The purpose of the present study was to examine two research questions. Are there interpretable time attitude profiles based on positive and negative attitudes toward the past, the present, and the future in adolescents? If so, do time attitude profiles predict concurrent differences in adolescents' educational outcomes and psychological wellbeing?

Results indicated that there are adolescent time attitude profiles. Adolescents (M age = 16; N = 300) were grouped into three clusters: (a) an Optimistic profile (n = 85, 28.3%), (b) a Tendentially Pessimistic profile (n = 69, 23%), and (c) a Balanced profile (n = 146, 48.7%). Adolescents with the Optimistic profile reported substantially higher positive time attitude scores and substantially lower negative time attitude scores than sample mean scores across Adolescent Time Perspective Inventory-Time Attitude subscales (ATPI-TA; Mello & Worrell, 2007).
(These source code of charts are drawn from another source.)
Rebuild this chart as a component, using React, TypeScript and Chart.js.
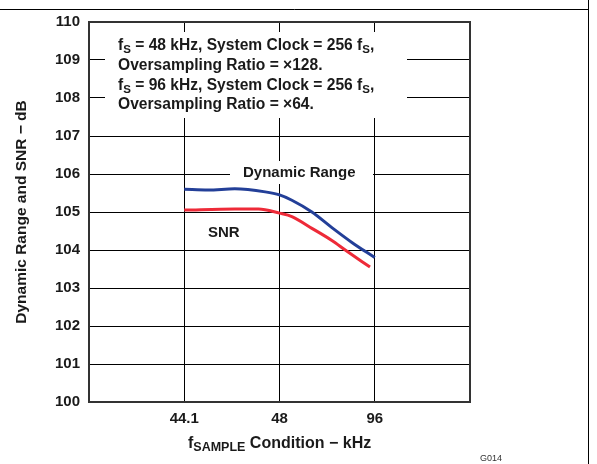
import React, { useEffect, useRef } from "react";
import { Chart, registerables } from "chart.js";

Chart.register(...registerables);

// ---- data ----
const xTickLabels = ["", "44.1", "48", "96", ""];
const yMin = 100;
const yMax = 110;

const dynX = [1, 1.25, 1.53, 1.85, 2, 2.13, 2.34, 2.55, 2.76, 3];
const dynY = [105.6, 105.58, 105.61, 105.53, 105.45, 105.31, 105.0, 104.59, 104.2, 103.8];

const snrX = [1, 1.53, 1.78, 2, 2.13, 2.34, 2.55, 2.69, 2.95];
const snrY = [105.05, 105.08, 105.08, 104.97, 104.88, 104.57, 104.25, 104.0, 103.55];

const noteLines = [
  [{ t: "f" }, { t: "S", sub: true }, { t: " = 48 kHz, System Clock = 256 f" }, { t: "S", sub: true }, { t: "," }],
  [{ t: "Oversampling Ratio = ×128." }],
  [{ t: "f" }, { t: "S", sub: true }, { t: " = 96 kHz, System Clock = 256 f" }, { t: "S", sub: true }, { t: "," }],
  [{ t: "Oversampling Ratio = ×64." }],
];

const FONT = '"Liberation Sans", Arial, Helvetica, sans-serif';

type Part = { t: string; sub?: boolean };

function drawRich(ctx: CanvasRenderingContext2D, x: number, y: number, parts: Part[], size: number, subSize: number, drop: number) {
  let cx = x;
  for (const p of parts) {
    ctx.font = `bold ${p.sub ? subSize : size}px ${FONT}`;
    ctx.fillText(p.t, cx, y + (p.sub ? drop : 0));
    cx += ctx.measureText(p.t).width;
  }
  return cx - x;
}

const decorPlugin = {
  id: "decor",
  beforeDatasetsDraw(chart: any) {
    const ctx: CanvasRenderingContext2D = chart.ctx;
    ctx.save();
    // white boxes behind annotations
    ctx.fillStyle = "#ffffff";
    ctx.fillRect(105, 32, 302, 86);
    ctx.fillRect(230, 161, 143, 23);
    ctx.fillStyle = "#1a1a1a";
    ctx.textBaseline = "alphabetic";
    ctx.textAlign = "left";
    const baselines = [50, 70, 90, 109];
    noteLines.forEach((ln, i) => {
      drawRich(ctx, 118, baselines[i], ln as Part[], 15.6, 11.5, 3);
    });
    ctx.font = `bold 15px ${FONT}`;
    ctx.fillText("Dynamic Range", 243, 177);
    ctx.fillText("SNR", 208, 237);
    ctx.restore();
  },
  afterDraw(chart: any) {
    const ctx: CanvasRenderingContext2D = chart.ctx;
    const a = chart.chartArea;
    ctx.save();
    // plot border
    ctx.strokeStyle = "#333333";
    ctx.lineWidth = 2;
    ctx.strokeRect(a.left, a.top, a.right - a.left, a.bottom - a.top);
    // outer frame
    ctx.strokeStyle = "#000000";
    ctx.lineWidth = 1;
    ctx.beginPath();
    ctx.moveTo(0, 9.5);
    ctx.lineTo(588.5, 9.5);
    ctx.moveTo(588.5, 0);
    ctx.lineTo(588.5, 464);
    ctx.stroke();
    // x title
    ctx.fillStyle = "#1a1a1a";
    ctx.textBaseline = "alphabetic";
    ctx.textAlign = "left";
    drawRich(ctx, 188, 448, [{ t: "f" }, { t: "SAMPLE", sub: true }, { t: " Condition − kHz" }], 16, 12.5, 3);
    // y title
    ctx.save();
    ctx.translate(26, (a.top + a.bottom) / 2);
    ctx.rotate(-Math.PI / 2);
    ctx.textAlign = "center";
    ctx.font = `bold 15.5px ${FONT}`;
    ctx.fillText("Dynamic Range and SNR − dB", 0, 0);
    ctx.restore();
    // figure id
    ctx.font = `9px ${FONT}`;
    ctx.fillStyle = "#333";
    ctx.fillText("G014", 480, 461);
    ctx.restore();
  },
};

export default function App() {
  const ref = useRef<HTMLCanvasElement | null>(null);
  useEffect(() => {
    if (!ref.current) return;
    const chart = new Chart(ref.current, {
      type: "line",
      data: {
        datasets: [
          {
            label: "Dynamic Range",
            data: dynX.map((x, i) => ({ x, y: dynY[i] })),
            borderColor: "#233f98",
            borderWidth: 3,
            pointRadius: 0,
            tension: 0.4,
            cubicInterpolationMode: "monotone",
            fill: false,
          },
          {
            label: "SNR",
            data: snrX.map((x, i) => ({ x, y: snrY[i] })),
            borderColor: "#ee2a38",
            borderWidth: 3,
            pointRadius: 0,
            tension: 0.4,
            cubicInterpolationMode: "monotone",
            fill: false,
          },
        ],
      },
      options: {
        responsive: false,
        animation: false,
        layout: { padding: { left: 0, top: 22, right: 127, bottom: 0 } },
        plugins: { legend: { display: false }, tooltip: { enabled: false } },
        scales: {
          x: {
            type: "linear",
            min: 0,
            max: 4,
            afterFit: (s: any) => {
              s.height = 62;
            },
            ticks: {
              stepSize: 1,
              autoSkip: false,
              maxRotation: 0,
              padding: 8,
              color: "#1a1a1a",
              font: { family: FONT, size: 15, weight: "bold" },
              callback: (v: any) => xTickLabels[Math.round(Number(v))] ?? "",
            },
            grid: { color: "#000000", lineWidth: 1, drawTicks: false },
            border: { display: false },
          },
          y: {
            min: yMin,
            max: yMax,
            afterFit: (s: any) => {
              s.width = 89;
            },
            ticks: {
              stepSize: 1,
              padding: 9,
              color: "#1a1a1a",
              font: { family: FONT, size: 15, weight: "bold" },
            },
            grid: { color: "#000000", lineWidth: 1, drawTicks: false },
            border: { display: false },
          },
        },
      },
      plugins: [decorPlugin],
    } as any);
    return () => chart.destroy();
  }, []);
  return (
    <div style={{ position: "absolute", left: 0, top: 0, width: 597, height: 464, background: "#fff" }}>
      <canvas ref={ref} width={597} height={464} style={{ display: "block" }} />
    </div>
  );
}
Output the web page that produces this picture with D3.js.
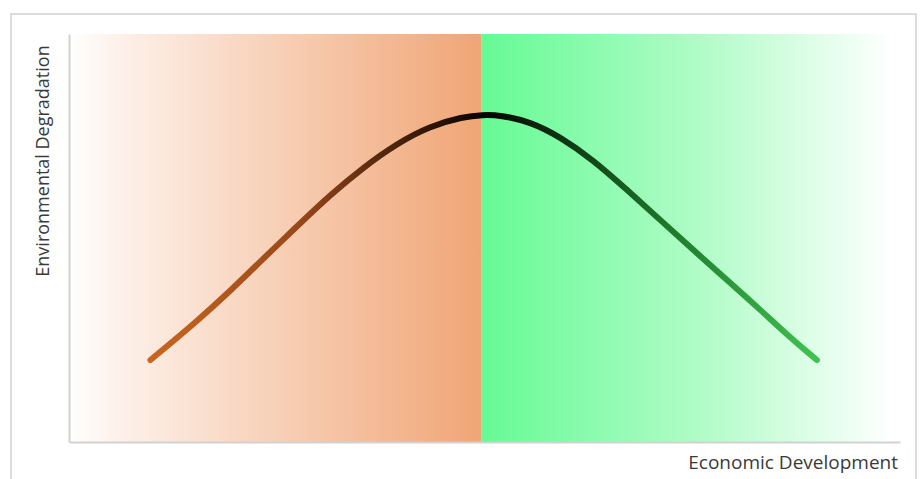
<!DOCTYPE html>
<html>
<head>
<meta charset="utf-8">
<script src="https://cdn.jsdelivr.net/npm/d3@7"></script>
<style>
  html, body { margin: 0; padding: 0; background: #fff; }
  svg { display: block; }
  .axis-title { font-family: "Open Sans", sans-serif; fill: #3a3a3a; }
</style>
</head>
<body>
<div id="chart"></div>
<script>
// curve (economic development vs. degradation, 0-100)
const development = [9.8, 15.4, 19.4, 23.3, 27.4, 31.4, 35.4, 39.5, 43.4, 47.4, 49.8, 51.9, 55.5, 59.1, 63.1, 67.1, 71.1, 75.1, 79.2, 83.2, 87.1, 90.0];
const degradation = [20.1, 29.6, 37.0, 44.8, 52.8, 60.5, 67.3, 73.2, 77.4, 79.7, 80.2, 80.1, 78.5, 74.8, 69.1, 61.9, 54.5, 47.1, 39.7, 32.4, 25.0, 20.1];
const turningPoint = 49.6;        // where the background flips from orange to green
const greenFadeEnd = 99.2;        // green stage fades to white here
const axisTitles = ["Economic Development", "Environmental Degradation"];

const width = 920, height = 479;
const margin = {top: 34, right: 20, bottom: 37, left: 69};

const svg = d3.select("#chart").append("svg")
    .attr("width", width)
    .attr("height", height);

const x = d3.scaleLinear().domain([0, 100]).range([margin.left, width - margin.right]);
const y = d3.scaleLinear().domain([0, 100]).range([height - margin.bottom, margin.top]);

// outer frame
svg.append("rect")
    .attr("x", 11).attr("y", 14)
    .attr("width", 905).attr("height", 480)
    .attr("fill", "none")
    .attr("stroke", "#dcdcdc")
    .attr("stroke-width", 2);

const defs = svg.append("defs");

function hGradient(id, x1, x2, stops) {
    const g = defs.append("linearGradient")
        .attr("id", id)
        .attr("gradientUnits", "userSpaceOnUse")
        .attr("x1", x1).attr("x2", x2).attr("y1", 0).attr("y2", 0);
    g.selectAll("stop").data(stops).enter().append("stop")
        .attr("offset", d => d[0])
        .attr("stop-color", d => d[1]);
}

hGradient("bgGrowth", x(0), x(turningPoint), [[0, "#ffffff"], [0.12, "#fdf1ea"], [1, "#f0a575"]]);
hGradient("bgClean", x(turningPoint), x(greenFadeEnd), [[0, "#66fa94"], [0.55, "#b3fcc9"], [1, "#ffffff"]]);
hGradient("curveGrad", x(development[0]), x(development[development.length - 1]),
    [[0, "#c9661f"], [0.22, "#99481a"], [0.5, "#050200"], [0.78, "#1d7a2b"], [1, "#40c252"]]);

svg.append("rect")
    .attr("x", x(0)).attr("y", y(100))
    .attr("width", x(turningPoint) - x(0))
    .attr("height", y(0) - y(100))
    .attr("fill", "url(#bgGrowth)");

svg.append("rect")
    .attr("x", x(turningPoint)).attr("y", y(100))
    .attr("width", x(greenFadeEnd) - x(turningPoint))
    .attr("height", y(0) - y(100))
    .attr("fill", "url(#bgClean)");

// axes: plain lines, no ticks
svg.append("g")
    .attr("transform", `translate(0,${y(0)})`)
    .call(d3.axisBottom(x).ticks(0).tickSizeOuter(0));
svg.append("g")
    .attr("transform", `translate(${x(0)},0)`)
    .call(d3.axisLeft(y).ticks(0).tickSizeOuter(0));
svg.selectAll(".domain").attr("stroke", "#d2d2d2").attr("stroke-width", 2);

// the curve
const points = development.map((d, i) => [d, degradation[i]]);
const line = d3.line()
    .x(d => x(d[0]))
    .y(d => y(d[1]))
    .curve(d3.curveBasis);

svg.append("path")
    .datum(points)
    .attr("d", line)
    .attr("fill", "none")
    .attr("stroke", "url(#curveGrad)")
    .attr("stroke-width", 6)
    .attr("stroke-linecap", "round");

// titles
svg.append("text")
    .attr("class", "axis-title")
    .attr("x", 898).attr("y", 469)
    .attr("font-size", "19px")
    .attr("text-anchor", "end")
    .text(axisTitles[0]);

svg.append("text")
    .attr("class", "axis-title")
    .attr("font-size", "18px")
    .attr("transform", "translate(49,161) rotate(-90)")
    .attr("text-anchor", "middle")
    .text(axisTitles[1]);
</script>
</body>
</html>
Tendentially Pessimistic adolescents reported similar scores for positive and negative attitudes toward all three time periods. Scores for negative time attitudes among Tendentially Pessimistic adolescents were substantially higher than sample mean scores, and scores for positive time attitudes among Tendentially Pessimistic adolescents were substantially lower than sample mean scores. The Balanced profile was characterized by more pronounced positive attitudes than negative attitudes toward all three time periods, and this cluster's scores were closest to the overall sample means across ATPI-TA subscales.

Differences in adolescent time attitude profiles predicted concurrent differences in educational outcomes and psychological wellbeing. Optimistic adolescents reported higher scores for college type, educational expectations, grade point average, considering the future, and self-esteem than adolescents with Balanced or Tendentially Pessimistic profiles. Optimistic adolescents also reported the lowest scores for perceived stress. In contrast, adolescents with the Tendentially Pessimistic profile reported lower scores for college type, educational expectations, grade point average, considering the future, and self-esteem than adolescents with Balanced or Optimistic profiles. Moreover, Tendentially Pessimistic adolescents reported the highest scores for perceived stress.